** begin Dataset excerpt **
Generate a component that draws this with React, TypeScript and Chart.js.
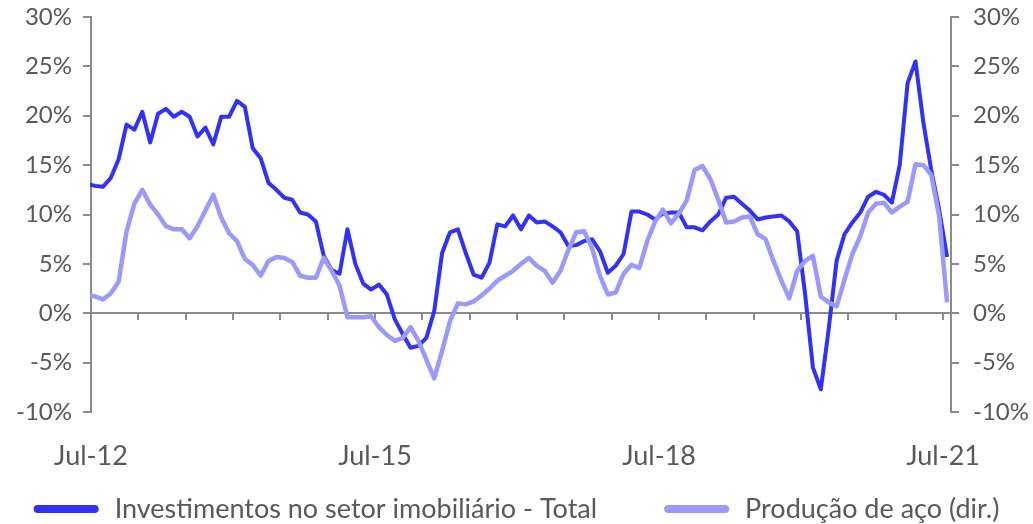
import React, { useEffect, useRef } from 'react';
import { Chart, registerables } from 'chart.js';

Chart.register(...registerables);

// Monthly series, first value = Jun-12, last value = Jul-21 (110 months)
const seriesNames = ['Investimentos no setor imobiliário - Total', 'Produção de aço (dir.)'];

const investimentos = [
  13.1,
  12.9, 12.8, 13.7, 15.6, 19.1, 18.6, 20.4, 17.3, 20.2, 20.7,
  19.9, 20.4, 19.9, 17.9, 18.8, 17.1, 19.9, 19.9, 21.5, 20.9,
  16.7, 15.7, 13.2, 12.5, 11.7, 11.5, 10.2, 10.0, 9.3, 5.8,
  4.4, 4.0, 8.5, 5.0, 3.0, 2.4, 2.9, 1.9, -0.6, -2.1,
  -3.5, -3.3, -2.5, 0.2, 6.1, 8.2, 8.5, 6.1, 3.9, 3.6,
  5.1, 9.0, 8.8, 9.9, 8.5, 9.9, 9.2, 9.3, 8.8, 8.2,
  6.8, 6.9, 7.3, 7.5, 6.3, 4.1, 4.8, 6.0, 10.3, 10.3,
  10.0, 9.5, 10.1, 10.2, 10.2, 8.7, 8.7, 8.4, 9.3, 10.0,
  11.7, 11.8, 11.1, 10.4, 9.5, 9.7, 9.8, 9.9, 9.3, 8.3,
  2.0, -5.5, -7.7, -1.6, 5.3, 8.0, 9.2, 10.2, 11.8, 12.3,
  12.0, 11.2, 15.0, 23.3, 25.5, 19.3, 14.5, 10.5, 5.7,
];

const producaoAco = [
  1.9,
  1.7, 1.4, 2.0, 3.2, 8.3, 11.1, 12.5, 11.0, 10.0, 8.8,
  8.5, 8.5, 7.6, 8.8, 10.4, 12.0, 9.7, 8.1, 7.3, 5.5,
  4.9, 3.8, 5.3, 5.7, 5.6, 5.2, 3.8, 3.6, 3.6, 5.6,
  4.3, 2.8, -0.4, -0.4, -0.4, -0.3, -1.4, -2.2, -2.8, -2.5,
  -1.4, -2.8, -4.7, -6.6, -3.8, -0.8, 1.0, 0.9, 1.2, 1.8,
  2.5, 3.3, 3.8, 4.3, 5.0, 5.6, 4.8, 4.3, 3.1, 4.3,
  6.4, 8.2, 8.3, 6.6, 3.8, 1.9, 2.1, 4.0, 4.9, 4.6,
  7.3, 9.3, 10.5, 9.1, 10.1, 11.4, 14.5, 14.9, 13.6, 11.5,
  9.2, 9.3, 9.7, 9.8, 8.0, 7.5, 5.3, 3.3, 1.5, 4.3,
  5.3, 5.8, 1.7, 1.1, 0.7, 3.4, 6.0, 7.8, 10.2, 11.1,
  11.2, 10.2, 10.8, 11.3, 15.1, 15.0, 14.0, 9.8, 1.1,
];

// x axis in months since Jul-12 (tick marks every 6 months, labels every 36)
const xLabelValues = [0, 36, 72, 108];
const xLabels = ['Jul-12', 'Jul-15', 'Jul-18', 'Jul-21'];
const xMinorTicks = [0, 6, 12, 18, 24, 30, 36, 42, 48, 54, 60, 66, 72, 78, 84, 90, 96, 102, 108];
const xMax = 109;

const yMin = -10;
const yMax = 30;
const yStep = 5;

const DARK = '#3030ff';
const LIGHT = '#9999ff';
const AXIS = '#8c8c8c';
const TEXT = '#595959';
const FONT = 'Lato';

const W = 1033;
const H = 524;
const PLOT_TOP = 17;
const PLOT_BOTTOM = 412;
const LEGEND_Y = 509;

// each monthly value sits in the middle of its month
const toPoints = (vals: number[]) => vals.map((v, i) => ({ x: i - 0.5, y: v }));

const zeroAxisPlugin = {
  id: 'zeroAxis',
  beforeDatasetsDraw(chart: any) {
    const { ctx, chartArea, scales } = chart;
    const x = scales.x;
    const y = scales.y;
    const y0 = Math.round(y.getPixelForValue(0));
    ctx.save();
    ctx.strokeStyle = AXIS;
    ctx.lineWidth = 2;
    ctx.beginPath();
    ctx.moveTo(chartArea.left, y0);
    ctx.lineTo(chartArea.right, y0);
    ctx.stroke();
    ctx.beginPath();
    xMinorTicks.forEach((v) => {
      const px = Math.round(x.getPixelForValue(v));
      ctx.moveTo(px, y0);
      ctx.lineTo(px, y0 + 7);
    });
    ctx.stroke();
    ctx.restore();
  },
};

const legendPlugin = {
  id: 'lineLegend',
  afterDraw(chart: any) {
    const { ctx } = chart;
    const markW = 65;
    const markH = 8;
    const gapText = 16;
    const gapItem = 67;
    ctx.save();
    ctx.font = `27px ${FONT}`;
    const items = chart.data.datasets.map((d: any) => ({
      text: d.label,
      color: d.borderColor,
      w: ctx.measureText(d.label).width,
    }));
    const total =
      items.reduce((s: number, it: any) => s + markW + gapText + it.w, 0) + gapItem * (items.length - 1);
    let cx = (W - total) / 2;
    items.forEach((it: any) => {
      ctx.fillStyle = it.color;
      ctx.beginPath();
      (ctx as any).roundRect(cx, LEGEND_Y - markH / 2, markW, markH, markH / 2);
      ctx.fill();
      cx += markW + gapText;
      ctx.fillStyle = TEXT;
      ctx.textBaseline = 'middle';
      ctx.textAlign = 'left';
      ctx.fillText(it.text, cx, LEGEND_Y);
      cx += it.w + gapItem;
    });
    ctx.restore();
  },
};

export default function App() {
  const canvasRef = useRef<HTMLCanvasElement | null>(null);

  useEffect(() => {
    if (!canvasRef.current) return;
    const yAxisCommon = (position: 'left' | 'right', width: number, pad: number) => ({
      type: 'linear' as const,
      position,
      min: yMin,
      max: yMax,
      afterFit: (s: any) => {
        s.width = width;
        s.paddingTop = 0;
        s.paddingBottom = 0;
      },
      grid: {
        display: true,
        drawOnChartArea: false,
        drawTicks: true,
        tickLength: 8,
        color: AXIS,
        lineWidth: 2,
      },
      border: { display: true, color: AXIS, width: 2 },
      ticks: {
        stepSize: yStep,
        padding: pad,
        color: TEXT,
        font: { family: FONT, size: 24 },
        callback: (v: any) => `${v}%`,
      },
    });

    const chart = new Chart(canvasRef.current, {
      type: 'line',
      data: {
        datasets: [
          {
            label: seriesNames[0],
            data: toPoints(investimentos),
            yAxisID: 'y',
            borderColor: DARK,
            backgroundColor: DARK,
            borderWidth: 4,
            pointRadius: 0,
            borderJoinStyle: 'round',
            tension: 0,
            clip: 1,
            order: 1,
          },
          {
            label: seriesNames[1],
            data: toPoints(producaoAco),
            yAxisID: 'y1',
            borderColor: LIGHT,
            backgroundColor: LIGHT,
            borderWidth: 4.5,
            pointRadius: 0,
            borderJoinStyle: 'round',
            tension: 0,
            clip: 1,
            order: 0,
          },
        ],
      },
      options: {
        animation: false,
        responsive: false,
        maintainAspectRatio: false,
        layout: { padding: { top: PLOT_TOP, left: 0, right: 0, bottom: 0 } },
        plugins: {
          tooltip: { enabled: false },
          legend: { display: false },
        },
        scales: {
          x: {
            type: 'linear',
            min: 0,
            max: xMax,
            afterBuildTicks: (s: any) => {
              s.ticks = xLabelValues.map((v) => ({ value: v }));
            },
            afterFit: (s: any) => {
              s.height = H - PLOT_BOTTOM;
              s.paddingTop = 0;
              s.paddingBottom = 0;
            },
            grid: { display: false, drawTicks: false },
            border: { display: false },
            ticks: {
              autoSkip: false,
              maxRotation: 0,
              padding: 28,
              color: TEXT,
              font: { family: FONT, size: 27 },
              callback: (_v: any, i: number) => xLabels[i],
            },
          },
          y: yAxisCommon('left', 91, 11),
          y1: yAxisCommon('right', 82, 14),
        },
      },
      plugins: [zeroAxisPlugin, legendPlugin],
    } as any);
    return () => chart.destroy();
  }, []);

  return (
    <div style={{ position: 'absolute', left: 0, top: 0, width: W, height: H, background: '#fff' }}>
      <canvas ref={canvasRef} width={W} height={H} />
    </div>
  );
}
** end Dataset excerpt **
_Given task_. Everything from the first line to the line with "const seriesNames = ['Investimentos" must be repeated exactly, and nothing else. Leave the pictures out.

_Solution to this exercise_.
Generate a component that draws this with React, TypeScript and Chart.js.
import React, { useEffect, useRef } from 'react';
import { Chart, registerables } from 'chart.js';

Chart.register(...registerables);

// Monthly series, first value = Jun-12, last value = Jul-21 (110 months)
const seriesNames = ['Investimentos no setor imobiliário - Total', 'Produção de aço (dir.)'];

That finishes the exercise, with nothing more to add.